Thank you all of you for the discussion and the provided examples. Thanks @stevengj for the pointer, I will get the book and try to make a head way into this myself and try to use the precise definitions in the rules formulations.
I will not post about this in here anymore, so that I don’t waste your time. It was suggested on the github issue to move the discussion into this forum, so I assumed I can do that and that people who don’t want to discuss (and thus waste time) can ignore it.
Again, I really apologize if anyone was forced to lose time with me. That was absolutely not my intention. Thanks everybody who contributed.
Kahan’s presentation was very educational — thanks for linking it! It made me wonder about the following: he recommends 80-bit (C’s long double) floats for intermediate results. Are they supported natively on modern x86 CPUs in a practical sense? What are the trade-offs? And most importantly, is there a chance of using them in Julia?
That’s quite out-dated advice. 80-bit floats for intermediate computations are actually a disaster for anything other than hand-coded assembly on a system without OS threading. That’s because the compiler or the OS may at any point save registers to the stack and thus drop the additional precision since the float values are saved as 64-bit floats. That can lead to situations where you compare a value at one point and seemingly obvious implications of that comparison fail to hold just a few operations later. There are all sorts of examples possible where this creates head-exploding potential bugs in high-level code.
Stefan, I don’t think that applies to variables that you have explicitly declared to be extended precision (e.g. long double) in compilers that support this type. This is what Kahan was talking about, not implicit extended-precision mode registers for variables declared as double.
That being said, use of extended-precision for accumulation etc. has always been problematic for various reasons, especially portability and performance. Performance-wise, they aren’t as “free” as Kahan implies because of occasions where they might have to be spilled to the stack, as well as the fact that they prevent SIMD vectorization. But his basic point was that this is/was a feature supported by common hardware (fast 80-bit extended precision … much faster than software extended precision, at least), and it is a bit frustrating when a language prevents you from utilizing it.

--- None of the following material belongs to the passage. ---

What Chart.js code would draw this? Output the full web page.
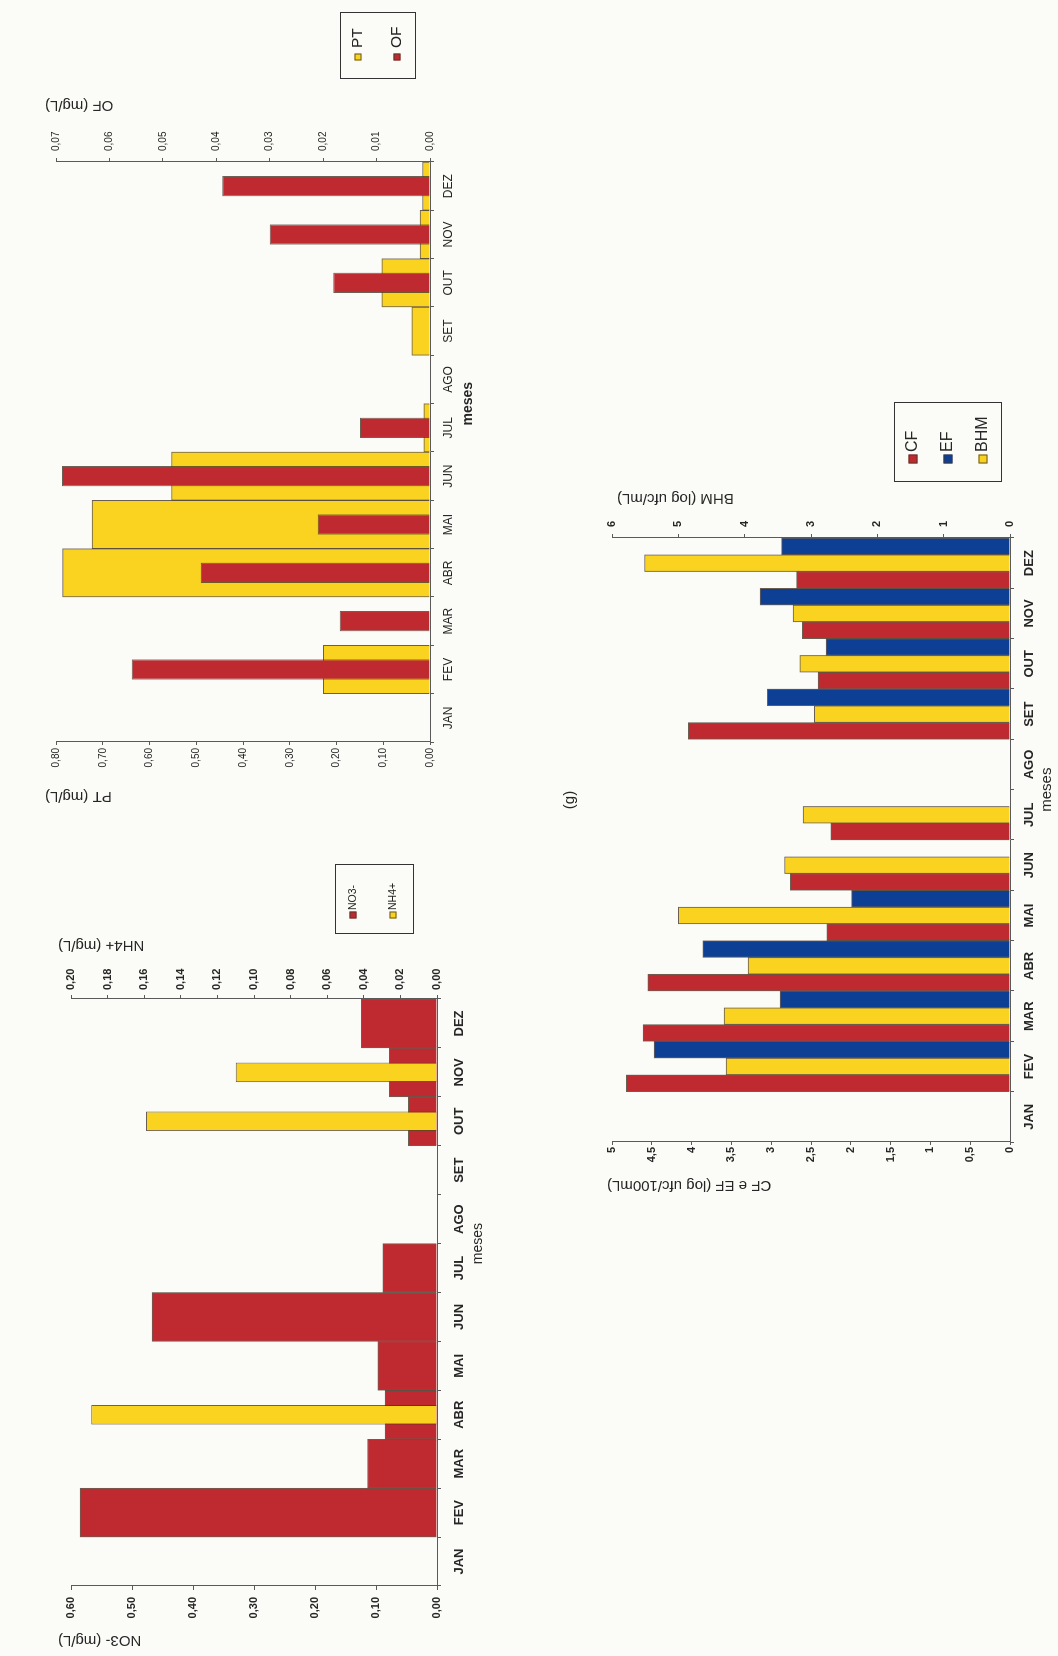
<!DOCTYPE html>
<html>
<head>
<meta charset="utf-8">
<script src="https://cdn.jsdelivr.net/npm/chart.js@4.4.1/dist/chart.umd.min.js"></script>
<style>
  html, body { margin: 0; padding: 0; background: #fbfbf7; overflow: hidden; }
  body { width: 1058px; height: 1656px; position: relative; }
  /* the scanned page is turned a quarter left, so draw it upright and rotate */
  #page { position: absolute; left: 0; top: 0; width: 1656px; height: 1058px;
          transform-origin: 0 0; transform: translate(0, 1656px) rotate(-90deg); }
  #page canvas { position: absolute; }
</style>
</head>
<body>
<div id="page">
  <canvas id="chartE" width="820" height="500" style="left:0;top:0"></canvas>
  <canvas id="chartF" width="826" height="500" style="left:830px;top:0"></canvas>
  <canvas id="chartG" width="900" height="518" style="left:420px;top:540px"></canvas>
</div>
<script>
// dados
const months = ['JAN', 'FEV', 'MAR', 'ABR', 'MAI', 'JUN', 'JUL', 'AGO', 'SET', 'OUT', 'NOV', 'DEZ'];

// (e) nitrato e amônio
const no3 = [null, 0.585, 0.114, 0.085, 0.097, 0.467, 0.089, null, null, 0.047, 0.078, 0.124];
const nh4 = [null, null, null, 0.189, null, null, null, null, null, 0.159, 0.110, null];
const no3Ticks = ['0,00', '0,10', '0,20', '0,30', '0,40', '0,50', '0,60'];
const nh4Ticks = ['0,00', '0,02', '0,04', '0,06', '0,08', '0,10', '0,12', '0,14', '0,16', '0,18', '0,20'];

// (f) fósforo total e ortofosfato
const pt = [null, 0.228, null, 0.786, 0.723, 0.553, 0.013, null, 0.039, 0.103, 0.021, 0.016];
const ofos = [null, 0.0558, 0.0169, 0.0429, 0.021, 0.0689, 0.0131, null, null, 0.0181, 0.030, 0.0389];
const ptTicks = ['0,00', '0,10', '0,20', '0,30', '0,40', '0,50', '0,60', '0,70', '0,80'];
const ofTicks = ['0,00', '0,01', '0,02', '0,03', '0,04', '0,05', '0,06', '0,07'];

// (g) coliformes, enterococos e heterotróficas
const cf = [null, 4.82, 4.61, 4.55, 2.30, 2.76, 2.25, null, 4.04, 2.41, 2.61, 2.68];
const ef = [null, 4.47, 2.89, 3.86, 1.99, null, null, null, 3.05, 2.31, 3.14, 2.87];
const bhm = [null, 4.28, 4.31, 3.95, 5.00, 3.40, 3.12, null, 2.95, 3.17, 3.27, 5.51];
const cfTicks = ['0', '0,5', '1', '1,5', '2', '2,5', '3', '3,5', '4', '4,5', '5'];
const bhmTicks = ['0', '1', '2', '3', '4', '5', '6'];

const RED = '#bf2a30';
const YEL = '#f9d31f';
const BLUE = '#0d3f95';
const EDGE = 'rgba(70,55,40,0.8)';
const AXIS = '#5a5a5a';
const TEXT = '#262626';
const FAM = "'Liberation Sans', Arial, sans-serif";
const FAM_N = "'Liberation Sans Narrow', 'Arial Narrow', 'Liberation Sans', Arial, sans-serif";

// títulos de eixo, legenda em caixa e rótulo "meses"
const extras = {
  id: 'extras',
  afterDraw(chart, args, o) {
    const ctx = chart.ctx;
    ctx.save();
    ctx.fillStyle = TEXT;
    (o.titles || []).forEach(t => {
      ctx.save();
      ctx.font = t.font;
      ctx.translate(t.x, t.top);
      ctx.rotate(-Math.PI / 2);
      ctx.textAlign = 'right';
      ctx.textBaseline = 'middle';
      ctx.fillText(t.text, 0, 0);
      ctx.restore();
    });
    if (o.xTitle) {
      ctx.font = o.xTitle.font;
      ctx.textAlign = 'center';
      ctx.textBaseline = 'middle';
      ctx.fillText(o.xTitle.text, chart.scales.x.getPixelForValue(o.xTitle.at), o.xTitle.y);
    }
    (o.labels || []).forEach(l => {
      ctx.font = l.font;
      ctx.textAlign = 'center';
      ctx.textBaseline = 'middle';
      ctx.fillText(l.text, l.x, l.y);
    });
    const L = o.legend;
    if (L) {
      ctx.strokeStyle = '#333';
      ctx.lineWidth = 1;
      ctx.strokeRect(L.x + 0.5, L.y + 0.5, L.w, L.h);
      L.order.forEach((di, k) => {
        const ds = chart.data.datasets[di];
        const cy = L.y + L.rows[k];
        const s = L.swatch;
        ctx.fillStyle = ds.backgroundColor;
        ctx.fillRect(L.x + L.swatchX - s / 2, cy - s / 2, s, s);
        ctx.strokeStyle = EDGE;
        ctx.strokeRect(L.x + L.swatchX - s / 2 + 0.5, cy - s / 2 + 0.5, s - 1, s - 1);
        ctx.fillStyle = TEXT;
        ctx.font = L.font;
        ctx.textAlign = 'left';
        ctx.textBaseline = 'middle';
        ctx.fillText(ds.label, L.x + L.textX, cy);
      });
    }
    ctx.restore();
  }
};

function monthAxis(height, font, pad) {
  return {
    type: 'category', position: 'bottom', offset: true,
    afterFit: s => { s.height = height; },
    border: { color: AXIS, width: 1 },
    grid: { offset: true, drawOnChartArea: false, tickLength: 4, color: AXIS },
    ticks: { autoSkip: false, maxRotation: 0, padding: pad, color: TEXT, font: font }
  };
}

function valueAxis(position, max, step, labels, width, font, tickLen, pad) {
  return {
    type: 'linear', position: position, min: 0, max: max,
    afterFit: s => { s.width = width; },
    border: { color: AXIS, width: 1 },
    grid: { drawOnChartArea: false, tickLength: tickLen, color: AXIS },
    ticks: { stepSize: step, autoSkip: false, padding: pad, color: TEXT, font: font,
             callback: (v, i) => labels[i] }
  };
}

function bar(label, data, axis, color, width, order) {
  return {
    label: label, data: data, yAxisID: axis, backgroundColor: color,
    borderColor: EDGE, borderWidth: 1, borderSkipped: 'start',
    barPercentage: width, categoryPercentage: 1, order: order
  };
}

const baseOpts = {
  responsive: false,
  animation: false,
  events: []
};

// (e)
const tickE = { family: FAM, size: 11, weight: 'bold' };
new Chart(document.getElementById('chartE'), {
  type: 'bar',
  data: {
    labels: months,
    datasets: [
      Object.assign(bar('NO3-', no3, 'y', RED, 1, 2), { grouped: false }),
      Object.assign(bar('NH4+', nh4, 'y1', YEL, 0.4, 1), { grouped: false })
    ]
  },
  options: Object.assign({}, baseOpts, {
    layout: { padding: { top: 71, left: 0, right: 0, bottom: 0 } },
    scales: {
      x: monthAxis(63, { family: FAM_N, size: 13, weight: 'bold' }, 11),
      y: valueAxis('left', 0.6, 0.1, no3Ticks, 70, tickE, 4, 7),
      y1: valueAxis('right', 0.2, 0.02, nh4Ticks, 163, tickE, 4, 5)
    },
    plugins: {
      legend: { display: false },
      tooltip: { enabled: false },
      extras: {
        titles: [
          { text: 'NO3- (mg/L)', x: 16, top: 58, font: '15px ' + FAM },
          { text: 'NH4+ (mg/L)', x: 711, top: 58, font: '15px ' + FAM }
        ],
        xTitle: { text: 'meses', at: 6.5, y: 478, font: '14px ' + FAM },
        legend: { x: 722, y: 335, w: 69, h: 78, order: [0, 1], rows: [18, 58],
                  swatch: 7, swatchX: 19, textX: 24, font: '10.5px ' + FAM }
      }
    }
  }),
  plugins: [extras]
});

// (f)
const tickF = { family: FAM, size: 10 };
new Chart(document.getElementById('chartF'), {
  type: 'bar',
  data: {
    labels: months,
    datasets: [
      Object.assign(bar('PT', pt, 'y', YEL, 1, 2), { grouped: false }),
      Object.assign(bar('OF', ofos, 'y1', RED, 0.42, 1), { grouped: false })
    ]
  },
  options: Object.assign({}, baseOpts, {
    layout: { padding: { top: 56, left: 0, right: 0, bottom: 0 } },
    scales: {
      x: monthAxis(70, { family: FAM_N, size: 12 }, 7),
      y: valueAxis('left', 0.8, 0.1, ptTicks, 84, tickF, 3, 3),
      y1: valueAxis('right', 0.07, 0.01, ofTicks, 162, tickF, 4, 7)
    },
    plugins: {
      legend: { display: false },
      tooltip: { enabled: false },
      extras: {
        titles: [
          { text: 'PT (mg/L)', x: 30, top: 45, font: '15px ' + FAM },
          { text: 'OF (mg/L)', x: 721, top: 45, font: '15px ' + FAM }
        ],
        xTitle: { text: 'meses', at: 6.5, y: 468, font: 'bold 14px ' + FAM },
        legend: { x: 747, y: 340, w: 66, h: 75, order: [0, 1], rows: [18, 57],
                  swatch: 7, swatchX: 22, textX: 31, font: '15.5px ' + FAM }
      }
    }
  }),
  plugins: [extras]
});

// (g)
const tickG = { family: FAM, size: 11, weight: 'bold' };
new Chart(document.getElementById('chartG'), {
  type: 'bar',
  data: {
    labels: months,
    datasets: [
      bar('CF', cf, 'y', RED, 1, 0),
      bar('BHM', bhm, 'y1', YEL, 1, 0),
      bar('EF', ef, 'y', BLUE, 1, 0)
    ]
  },
  options: Object.assign({}, baseOpts, {
    layout: { padding: { top: 72, left: 0, right: 0, bottom: 0 } },
    scales: {
      x: monthAxis(48, { family: FAM_N, size: 13, weight: 'bold' }, 8),
      y: valueAxis('left', 5, 0.5, cfTicks, 94, tickG, 3, 2),
      y1: valueAxis('right', 6, 1, bhmTicks, 202, tickG, 4, 7)
    },
    plugins: {
      legend: { display: false },
      tooltip: { enabled: false },
      extras: {
        titles: [
          { text: 'CF e EF (log ufc/100mL)', x: 51, top: 67, font: '15px ' + FAM },
          { text: 'BHM (log ufc/mL)', x: 738, top: 77, font: '15px ' + FAM }
        ],
        xTitle: { text: 'meses', at: 6.5, y: 507, font: '15px ' + FAM },
        labels: [{ text: '(g)', x: 436, y: 30, font: '15px ' + FAM }],
        legend: { x: 754, y: 354, w: 79, h: 107, order: [0, 2, 1], rows: [19, 54, 89],
                  swatch: 9, swatchX: 23, textX: 30, font: '16px ' + FAM }
      }
    }
  }),
  plugins: [extras]
});
</script>
</body>
</html>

If the type is explicit and the value is guaranteed not to be truncated at “random” points in the computation, that’s a much better situation. My understanding is the 80-bit floats are a bit of a hardware anachronism these days anyway.
x86 architecture has essentially 2 parallel sets of floating point functionality:
the x87 instructions (e.g. FMUL), which descend from the original 8087 coprocessor. These have 80-bit registers, and the original intention was that all computations would be done at higher precision, truncating only when spilling the registers. The problem is that the results were dependent on register allocation (unless you spill after every operation), so an option was later added to reduce the operational precision to double or single precision. This behaviour was later proscribed by the C99 specification.
the SSE2 and later instructions which defined specific instructions for single and double operations (e.g. MULSS, MULSD), along with SIMD variants (e.g. MULPS, MULPD). These are typically much faster, and also support nice features like pipelining, and in later additions, FMAs.
SSE2+ instructions are basically used by all modern compilers unless you explicitly use long double types (though some recent-ish versions of gcc will still use x87 by default on 32-bit machines).
x87 also defined instructions for certain special functions (e.g. FSIN), though it turns out to be faster (and in some cases, more accurate) to compute these in software. The only exception is the remainder functions (e.g. fmod) which often still use x87 underneath.